When packing food, bring more than you think you will need. Pack food that will keep your body fueled and ready to keep going. Bring non-perishable food. 

Photo by Apaha Spi on Unsplash

Do not load up on carbs as you need the proper calorie input to make sure that you can finish your hike. A little treat for the halfway point will not hurt though.

Be sure to bring proper trail boots or shoes and be sure they are broken in. You do not want to finish your hike with painful blisters. Make sure that the boots or shoes you wear are proper for the terrain and weather conditions. 

It is also a good idea to bring a spare pair of socks. Leave an extra pair of comfortable shoes in the car. Your feet will thank you for switching to something more casual for the ride home.

Depending on where you are hiking, you should pack for any circumstance that should occur when you are deciding what to wear. Light layers are advised as the weather will get cooler as the sun starts going down. Materials that can wick away sweat are a good idea to keep your body temperature more stable.
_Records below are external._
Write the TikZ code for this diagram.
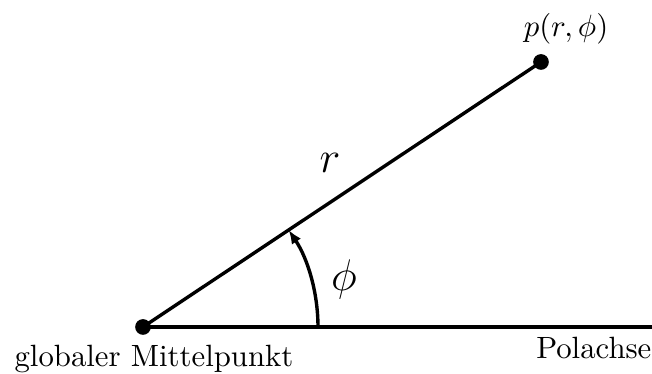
\documentclass[tikz,border=0pt]{standalone}
\usetikzlibrary{arrows.meta}
\begin{document}
\begin{tikzpicture}[x=0.325pt,y=-0.325pt,
  axis/.style={line width=1.1pt},
  pdot/.style={circle,fill=black,inner sep=0pt,minimum size=5.1pt},
  lbl/.style={inner sep=0pt,anchor=base}]
\useasboundingbox (0,0) rectangle (652,374);
\coordinate (O) at (143,327);
\coordinate (E) at (652,327);
\node[pdot] (o) at (O) {};
\node[pdot] (p) at (541,62) {};
\draw[axis] (o.center) -- (E);
\draw[axis] (o.center) -- (p.center);
\draw[axis,-{Latex[length=4.5pt,width=3.6pt]}] (318,327) arc[start angle=0,end angle=-33.66,radius=175];
\node[lbl] (plabel) at (566,37) {$p(r,\phi)$};
\node[lbl] (rlabel) at (330,173) {\Large $r$};
\node[lbl] (philabel) at (344,291) {\Large $\phi$};
\node[lbl] (gm) at (154,367) {globaler Mittelpunkt};
\node[inner sep=0pt,anchor=base east] (pa) at (652,359) {Polachse};
\end{tikzpicture}
\end{document}
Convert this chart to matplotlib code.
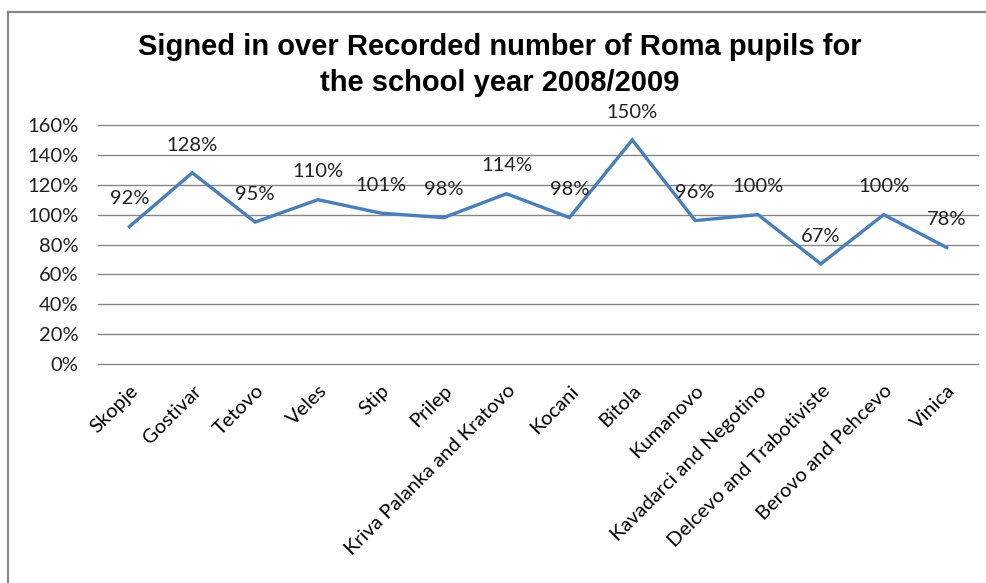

Do not forget the sunscreen. Even on a cloudy day, sunscreen is critical to keep you from being burned as you will be outside for several hours. Apply before you begin hiking and make sure to keep reapplying it throughout the day. Painful sunburns can make the rest of your hike a real drag.

You may want to unplug from the world while you are hiking, but you should bring a fully charged phone with you. It is vital to have a way to communicate if an emergency should occur. 

You can also use your phone to download a trail map and have it with you even if you are offline. Your phone will help you capture the beauty of the trail too if you are interested. If you do plan on using your phone a lot, bring an extra battery pack. It will be worth the extra weight.

Other things that you may want to bring:

  • A Treat for Yourself
  • Binoculars
  • First Aid Kit
  • Flashlight
  • A Hat, Hair Tie, or Bandana
  • Treats for Trail Pups
  • Bear Spray
  • Map, Compass or Trail Guide
  • A Hiking Knife

Most importantly, bring with you a good attitude and the ability to be flexible. You will have a great hike if you are prepared mentally and physically.